In the summer of 2014,  CDOC requested funds to construct  outdoor exercise yards at CSP for inmates in MCU and CCTU, but not for Max inmates.  The funding request specifically noted that,

The project’s conception was initially in response to a Final Order and Judgment in the Civil Action between Plaintiff Troy Anderson and the State of Colorado, Department of Corrections, regarding conditions of confinement in the Administrative Segregation.  . . . This Final Order and Judgment and its rulings apply only to the legal proceedings in the case between Troy Anderson and the State of Colorado – Department of Corrections. However, the CDOC anticipates the potential for future legal proceedings on similar grounds, especially with regard to reasonable access to the out-of-doors and outdoor exercise opportunities for offenders housed at CSP. In fact, a class-action lawsuit involving all current offenders housed at CSP and allowed access only to the current individual exercise rooms has been initiated. The project defined in this Facility Program Plan is in part intended to satisfy the directives issued in the Anderson case as well as to negate future litigation.

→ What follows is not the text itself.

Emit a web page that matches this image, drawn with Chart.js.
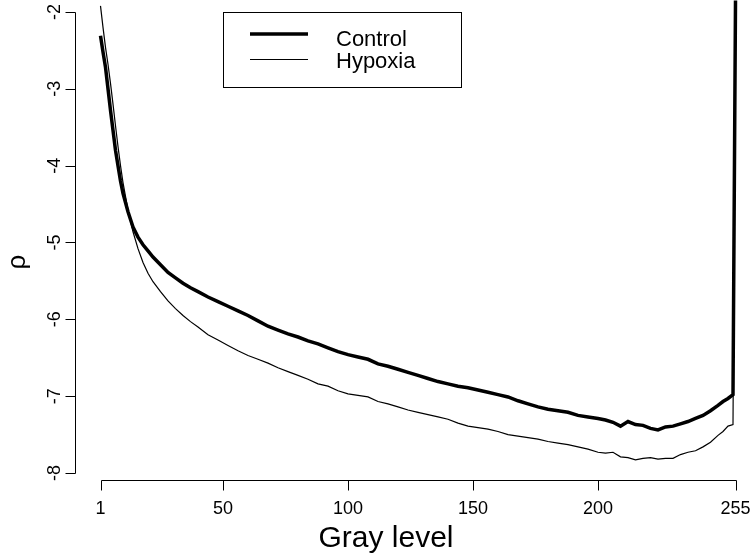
<!DOCTYPE html>
<html>
<head>
<meta charset="utf-8">
<script src="https://cdn.jsdelivr.net/npm/chart.js@4/dist/chart.umd.min.js"></script>
<style>
  html, body { margin: 0; padding: 0; background: #fff; }
  #wrap { width: 750px; height: 556px; }
</style>
</head>
<body>
<div id="wrap"><canvas id="chart"></canvas></div>
<script>
// values
const grayLevels = [1, 2, 3, 4, 5, 6, 7, 8, 9, 10, 12, 14, 16, 18, 20, 22, 25, 28, 31, 34, 37, 40, 44, 48,
  52, 56, 60, 64, 68, 72, 76, 80, 84, 88, 92, 96, 100, 104, 108, 112, 116, 120, 124, 128, 132, 136, 140,
  144, 148, 152, 156, 160, 164, 168, 172, 176, 180, 184, 188, 192, 196, 200, 203, 206, 209, 212, 215, 218,
  221, 224, 227, 230, 233, 236, 239, 242, 245, 248, 250, 252, 254, 255];

const controlValues = [-2.31, -2.52, -2.72, -3.00, -3.28, -3.54, -3.80, -4.00, -4.20, -4.36, -4.60, -4.80,
  -4.93, -5.03, -5.11, -5.19, -5.29, -5.39, -5.46, -5.53, -5.59, -5.64, -5.71, -5.77,
  -5.83, -5.89, -5.95, -6.02, -6.09, -6.14, -6.19, -6.23, -6.28, -6.32, -6.37, -6.42, -6.46, -6.49, -6.52,
  -6.58, -6.61, -6.65, -6.69, -6.73, -6.77, -6.81, -6.84, -6.87, -6.89, -6.92, -6.95, -6.98, -7.01, -7.06,
  -7.10, -7.14, -7.17, -7.19, -7.21, -7.25, -7.27, -7.29, -7.31, -7.34, -7.39, -7.33, -7.37, -7.38,
  -7.42, -7.44, -7.40, -7.39, -7.36, -7.33, -7.29, -7.25, -7.19, -7.12, -7.07, -7.03, -6.98, -1.85];

const hypoxiaValues = [-1.92, -2.20, -2.46, -2.68, -2.93, -3.20, -3.48, -3.75, -4.00, -4.22, -4.58, -4.86,
  -5.08, -5.26, -5.40, -5.51, -5.64, -5.76, -5.86, -5.95, -6.03, -6.10, -6.20, -6.27,
  -6.34, -6.41, -6.47, -6.52, -6.57, -6.63, -6.68, -6.73, -6.78, -6.84, -6.87, -6.93, -6.97, -6.99, -7.01,
  -7.07, -7.10, -7.14, -7.18, -7.21, -7.24, -7.27, -7.30, -7.35, -7.39, -7.41, -7.43, -7.46, -7.50, -7.52,
  -7.54, -7.56, -7.59, -7.61, -7.63, -7.66, -7.69, -7.73, -7.74, -7.73, -7.79, -7.80, -7.83, -7.81,
  -7.80, -7.82, -7.81, -7.81, -7.76, -7.73, -7.71, -7.66, -7.60, -7.51, -7.46, -7.39, -7.37, -1.90];

const xTicks = [1, 50, 100, 150, 200, 255];
const yTicks = [-8, -7, -6, -5, -4, -3, -2];

const FONT = '"Liberation Sans", Arial, Helvetica, sans-serif';

// R style axes, titles and legend, drawn from the chart's scales
const rAxes = {
  id: "rAxes",
  afterDraw(chart) {
    const ctx = chart.ctx;
    const xs = chart.scales.x;
    const ys = chart.scales.y;
    const area = chart.chartArea;
    ctx.save();
    ctx.strokeStyle = "#000";
    ctx.fillStyle = "#000";
    ctx.lineWidth = 1;

    // y axis
    const ax = Math.round(area.left) + 0.5;
    ctx.beginPath();
    ctx.moveTo(ax, Math.round(ys.getPixelForValue(yTicks[0])) + 0.5);
    ctx.lineTo(ax, Math.round(ys.getPixelForValue(yTicks[yTicks.length - 1])) + 0.5);
    yTicks.forEach((t) => {
      const py = Math.round(ys.getPixelForValue(t)) + 0.5;
      ctx.moveTo(ax, py);
      ctx.lineTo(ax - 10, py);
    });
    ctx.stroke();
    ctx.font = "18px " + FONT;
    ctx.textAlign = "center";
    ctx.textBaseline = "alphabetic";
    yTicks.forEach((t) => {
      ctx.save();
      ctx.translate(ax - 16, ys.getPixelForValue(t));
      ctx.rotate(-Math.PI / 2);
      ctx.fillText(String(t), 0, 0);
      ctx.restore();
    });

    // x axis
    const ay = Math.round(area.bottom) + 0.5;
    ctx.beginPath();
    ctx.moveTo(Math.round(xs.getPixelForValue(xTicks[0])) + 0.5, ay);
    ctx.lineTo(Math.round(xs.getPixelForValue(xTicks[xTicks.length - 1])) + 0.5, ay);
    xTicks.forEach((t) => {
      const px = Math.round(xs.getPixelForValue(t)) + 0.5;
      ctx.moveTo(px, ay);
      ctx.lineTo(px, ay + 10);
    });
    ctx.stroke();
    xTicks.forEach((t) => {
      ctx.fillText(String(t), xs.getPixelForValue(t), ay + 33);
    });

    // titles
    ctx.font = "30px " + FONT;
    ctx.fillText("Gray level", 386, 547);
    ctx.save();
    ctx.font = "26px " + FONT;
    ctx.translate(25, 262);
    ctx.rotate(-Math.PI / 2);
    ctx.fillText("ρ", 0, 0);
    ctx.restore();

    // legend
    ctx.strokeRect(223.5, 12.5, 238, 75);
    ctx.font = "22px " + FONT;
    ctx.textAlign = "left";
    const rows = [34, 59.5];
    const baselines = [46, 68];
    chart.data.datasets.forEach((ds, i) => {
      ctx.beginPath();
      ctx.lineWidth = ds.borderWidth;
      ctx.moveTo(250, rows[i]);
      ctx.lineTo(308, rows[i]);
      ctx.stroke();
      ctx.fillText(ds.label, 336, baselines[i]);
    });
    ctx.restore();
  },
};

new Chart(document.getElementById("chart"), {
  type: "line",
  data: {
    datasets: [
      {
        label: "Control",
        data: grayLevels.map((g, i) => ({ x: g, y: controlValues[i] })),
        borderColor: "#000",
        borderWidth: 3.5,
        pointRadius: 0,
        tension: 0,
        fill: false,
      },
      {
        label: "Hypoxia",
        data: grayLevels.map((g, i) => ({ x: g, y: hypoxiaValues[i] })),
        borderColor: "#000",
        borderWidth: 1.2,
        pointRadius: 0,
        tension: 0,
        fill: false,
      },
    ],
  },
  options: {
    responsive: true,
    maintainAspectRatio: false,
    animation: false,
    devicePixelRatio: 1,
    layout: { padding: { left: 75, right: 0, top: 0, bottom: 76 } },
    plugins: {
      legend: { display: false },
      tooltip: { enabled: false },
    },
    scales: {
      x: { type: "linear", min: -9.2, max: 260.8, display: false },
      y: { type: "linear", min: -8.091, max: -1.844, display: false },
    },
  },
  plugins: [rAxes],
});
</script>
</body>
</html>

State of Colorado, Dep’t of Corr., Close Custody Outdoor Recreation Yards – Colorado State Penitentiary, Facility Program Plan, July 25, 2014, app. B.

The request was approved by the Colorado General Assembly in the spring of 2015, but because it failed to provide for outdoor exercise for Max inmates, and because ultimate compliance with the Eighth Amendment depended not only on the physical infrastructure, but also on CDOC policies that had been repeatedly amended before and after the filing of the Anderson case, the Decoteau team continued to press forward.

With trial scheduled to begin on November 9, 2015, CDOC requested mediation. In the course of a day with mediator (and former Magistrate Judge) Boyd Boland of Denver’s Judicial Arbiter Group, the parties were able to reach an agreement that included CDOC’s commitment to construct the outdoor exercise yards at CSP, to ensure that inmates in MCU and CCTU were permitted to exercise in those yards, and to ensure that inmates in Max were moved to a different facility where they would also have access to regular outdoor exercise.    

Here are the new outdoor exercise yards — drawn in red ink in the sketch below — that should be complete by the end of this year.

Image: sketch of prison with three living units on the left, right and top of the page; on the outside of each living unit, new exercise yards are sketched in red, each with a track and basketball court.

1 thought on “Prison Outdoor Exercise Settlement Gets Final Approval and Some Good Press

  1. Can you please send proper definition of outside recreation. Would exercise in a gym satisfy this right? Or does the exercise for prisoners actually have to be outside?